The one person she’d sought to avoid for the past eleven years. The reason she’d stayed away from her hometown.

He stood at the ferry dock on the opposite side of the harbor, wearing jeans and a white T-shirt, his skin tanned summer dark, his body lean and strong. His thick blue-black hair glistened in the late-evening sun.

Muirinn’s stomach turned to water.

She leaned forward, hand pressing up against the window as the plane swung around and bumped against the dock. And like a hungry voyeur she watched as the man she’d never stopped loving crouched down to talk to a boy—a boy with the same shock of blue-black hair. The same olive-toned complexion.

His son.

Muirinn’s eyes brimmed with emotion.

He ruffled the child’s hair, put a baseball cap on the boy’s head and cocked the peak down over his eyes. Jett stood as his kid raced toward the ferry, little red backpack bobbing against his back.

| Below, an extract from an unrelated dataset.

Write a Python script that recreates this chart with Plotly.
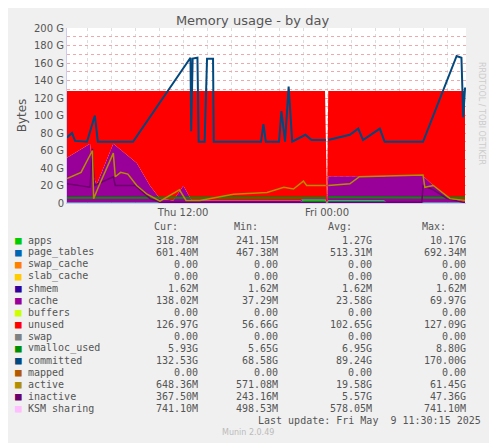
import plotly.graph_objects as go

# ---------------- DATA (hours since Thu 00:00, values in G) ----------------
area_t = [2.33, 4.25, 4.53, 4.8, 6.19, 8.14, 9.25, 10.08, 11.19, 12.03, 12.72,
          21.75, 22.03, 23.83, 24.0, 24.1, 28.7, 28.97, 32.0, 32.86, 34.25, 35.5]
apps = [0.3, 0.3, 0.3, 0.3, 0.3, 0.3, 0.3, 0.3, 0.3, 0.3, 0.3,
        0.3, 3.5, 3.5, None, 3.0, 3.0, 0.3, 0.3, 0.3, 0.3, 0.3]
page_tables = [0.5, 0.5, 0.5, 0.5, 0.5, 0.5, 0.5, 0.5, 0.5, 0.5, 0.5,
               0.5, 0.5, 0.5, None, 0.5, 0.5, 0.5, 0.5, 0.6, 0.6, 0.6]
cache = [51, 67, 30, 20, 67, 45, 19, 4, 2, 19, 2,
         2, 0.5, 0.5, None, 27, 27, 30, 30, 19, 4, 0.2]
total_mem = 128

comm_t = [2.33, 2.75, 3.0, 4.0, 4.65, 4.9, 7.83, 12.58, 12.62, 12.68, 12.8, 13.2, 13.3,
          13.8, 14.0, 14.5, 14.56, 18.5, 18.7, 18.9, 20.0, 20.2, 20.5, 20.8, 21.1,
          22.2, 22.7, 23.9, 24.0, 24.1, 25.9, 26.6, 27.0, 28.4, 28.8, 32.0, 34.8,
          35.2, 35.35, 35.5]
committed = [75, 80, 71, 70, 100, 70, 70, 166, 166, 82, 165, 166, 70,
             70, 165, 165, 70, 70, 90, 70, 70, 105, 70, 133, 70,
             78, 72, 72, None, 72, 78, 85, 72, 85, 70, 70, 168,
             166, 98, 132]

act_t = [2.33, 3.5, 4.45, 4.55, 5.0, 6.19, 6.35, 6.8, 7.4, 8.14, 9.0, 10.08, 11.7,
         12.25, 13.4, 16.2, 19.0, 20.4, 21.2, 22.03, 22.3, 23.9, 24.0, 24.1, 25.9,
         26.7, 32.0, 32.15, 32.86, 34.25, 35.5]
active = [28, 35, 60, 5, 20, 57, 30, 35, 33, 20, 10, 2, 15,
          3, 3, 10, 12, 18, 16, 25, 20, 20, None, 20, 22,
          30, 32, 18, 20, 5, 3]

inact_t = [2.33, 4.25, 4.45, 4.6, 6.19, 6.35, 8.0, 9.25, 10.08, 23.9, 24.0, 24.1,
           31.9, 32.0, 32.86, 34.0, 35.5]
inactive = [22, 18, 62, 20, 30, 20, 20, 5, 1, 1, None, 1,
            1, 20, 15, 5, 0.4]

vm_t = [2.33, 23.9, 24.0, 24.1, 35.5]
vmalloc_used = [6, 6, None, 6.5, 5.9]

# legend table
legend_names = ["apps", "page_tables", "swap_cache", "slab_cache", "shmem", "cache",
                "buffers", "unused", "swap", "vmalloc_used", "committed", "mapped",
                "active", "inactive", "KSM sharing"]
legend_colors = ["#00cc00", "#0066b3", "#ff8000", "#ffcc00", "#330099", "#990099",
                 "#ccff00", "#ff0000", "#808080", "#008f00", "#00487d", "#b35a00",
                 "#b38f00", "#6b006b", "#ffbfff"]
cur = ["318.78M", "601.40M", "0.00", "0.00", "1.62M", "138.02M", "0.00", "126.97G",
       "0.00", "5.93G", "132.53G", "0.00", "648.36M", "367.50M", "741.10M"]
mins = ["241.15M", "467.38M", "0.00", "0.00", "1.62M", "37.29M", "0.00", "56.66G",
        "0.00", "5.65G", "68.58G", "0.00", "571.08M", "243.16M", "498.53M"]
avgs = ["1.27G", "513.31M", "0.00", "0.00", "1.62M", "23.58G", "0.00", "102.65G",
        "0.00", "6.95G", "89.24G", "0.00", "19.58G", "5.57G", "578.05M"]
maxs = ["10.17G", "692.34M", "0.00", "0.00", "1.62M", "69.97G", "0.00", "127.09G",
        "0.00", "8.80G", "170.00G", "0.00", "61.45G", "47.36G", "741.10M"]

# ---------------- FIGURE ----------------
unused = [None if a is None else total_mem - a - p - c
          for a, p, c in zip(apps, page_tables, cache)]

fig = go.Figure()
for name, vals, col in [("apps", apps, "#00cc00"), ("page_tables", page_tables, "#0066b3"),
                        ("cache", cache, "#990099"), ("unused", unused, "#ff0000")]:
    fig.add_trace(go.Scatter(x=area_t, y=vals, mode="lines", stackgroup="mem",
                             line=dict(width=0, color=col), fillcolor=col, name=name))

fig.add_trace(go.Scatter(x=vm_t, y=vmalloc_used, mode="lines",
                         line=dict(color="#008f00", width=2)))
fig.add_trace(go.Scatter(x=inact_t, y=inactive, mode="lines",
                         line=dict(color="#6b006b", width=1.5)))
fig.add_trace(go.Scatter(x=act_t, y=active, mode="lines",
                         line=dict(color="#b38f00", width=1.5)))
fig.add_trace(go.Scatter(x=comm_t, y=committed, mode="lines",
                         line=dict(color="#00487d", width=2)))

# page body has an 8px margin, so the figure is drawn 8px smaller and offset
OFF = 8
W, H = 497 - OFF, 443 - OFF
L, T = 67 - OFF, 28 - OFF
R, B = 31, 240
pw, ph = W - L - R, H - T - B

def px_x(px):
    return (px - OFF - L) / pw

def px_y(py):
    return (H - B - (py - OFF)) / ph

mono = "DejaVu Sans Mono"
ann = []
cols = [(180, "Cur:"), (260, "Min:"), (354, "Avg:"), (448, "Max:")]
for cx, txt in cols:
    ann.append(dict(x=px_x(cx), y=px_y(226), text=txt, xanchor="right"))
for i, name in enumerate(legend_names):
    yy = 240 + i * 12
    ann.append(dict(x=px_x(13), y=px_y(yy), text="■", xanchor="left",
                    font=dict(color=legend_colors[i], size=11, family=mono)))
    ann.append(dict(x=px_x(26), y=px_y(yy), text=name, xanchor="left"))
    for (cx, _), v in zip(cols, [cur[i], mins[i], avgs[i], maxs[i]]):
        ann.append(dict(x=px_x(cx + 20), y=px_y(yy), text=v, xanchor="right"))
ann.append(dict(x=px_x(483), y=px_y(420), text="Last update: Fri May  9 11:30:15 2025",
                xanchor="right"))
ann.append(dict(x=px_x(248), y=px_y(432), text="Munin 2.0.49",
                font=dict(family="DejaVu Sans", size=8, color="#bbbbbb")))
for a in ann:
    a.update(xref="paper", yref="paper", showarrow=False, yanchor="middle")
    a.setdefault("font", dict(family=mono, size=10, color="#555555"))
ann.append(dict(x=px_x(488), y=px_y(60), xref="paper", yref="paper", showarrow=False,
                text="RRDTOOL / TOBI OETIKER", textangle=90, yanchor="top",
                font=dict(family="DejaVu Sans", size=8, color="#cccccc")))

xt = list(range(4, 36, 2))
fig.update_layout(
    width=W, height=H, margin=dict(l=L, r=R, t=T, b=B),
    paper_bgcolor="#f0f0f0", plot_bgcolor="white", showlegend=False,
    title=dict(text="Memory usage - by day", x=0.5, y=1 - 12 / H, xanchor="center",
               yanchor="middle",
               font=dict(family="DejaVu Sans", size=13, color="#555555")),
    font=dict(family="DejaVu Sans", size=10, color="#555555"),
    annotations=ann,
    xaxis=dict(range=[2.33, 35.58], tickvals=xt,
               ticktext=["Thu 12:00" if v == 12 else "Fri 00:00" if v == 24 else "" for v in xt],
               showgrid=True, gridcolor="#dddddd", griddash="dot", zeroline=False,
               ticks="", showline=True, linecolor="#ccccee"),
    yaxis=dict(range=[0, 200], tickvals=list(range(0, 201, 10)),
               ticktext=[("0" if v == 0 else f"{v} G") if v % 20 == 0 else "" for v in range(0, 201, 10)],
               showgrid=True, gridcolor="#eeaaaa", griddash="dot", zeroline=False,
               title=dict(text="Bytes", standoff=4), ticks="",
               showline=True, linecolor="#ccccee"),
)

fig.write_html("out.html")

The child hesitated at the base of the gangplank, drawn by some invisible tie to his father. He spun around suddenly, and even from this distance Muirinn could see the bright slash of a smile in the boy’s sun-browned face as he waved fiercely to his dad one last time before boarding the boat.

At the same time a woman approached Jett, the ocean wind toying with strands of her long blond hair. Her stride was confident, happy. She placed her hand on Jett’s arm, gave him a kiss, then followed the child up the passenger ramp.

That vignette—framed by the small float plane window—struck Muirinn hard.

Her eyes blurred with emotion and a lump formed in her throat. As the sound of the prop died down and the plane door was swung open, Muirinn heard the ferry horn and saw the boat pulling out into the choppy inlet.

Jett walked slowly to the edge of the dock, hands thrust deep in his jeans pockets as he watched the ferry drawing away in a steady white V of foam. He gave one last salute, hand held high in the air, a solitary yet powerful figure on the dock. A lighthouse, a rock to which his boy would return.

“You ready to deplane, ma’am?”

Shocked, she turned to face the pilot. He had a hand held out to her, a look of concern in his eyes. She got that a lot at this stage of her pregnancy.

“Thank you,” she said, quickly donning her big, protective sunglasses as she took his hand. She stepped down onto the wooden dock, disoriented after her long series of flights from New York. Two cabs waited up on the road as the handful of passengers from Anchorage disembarked around her.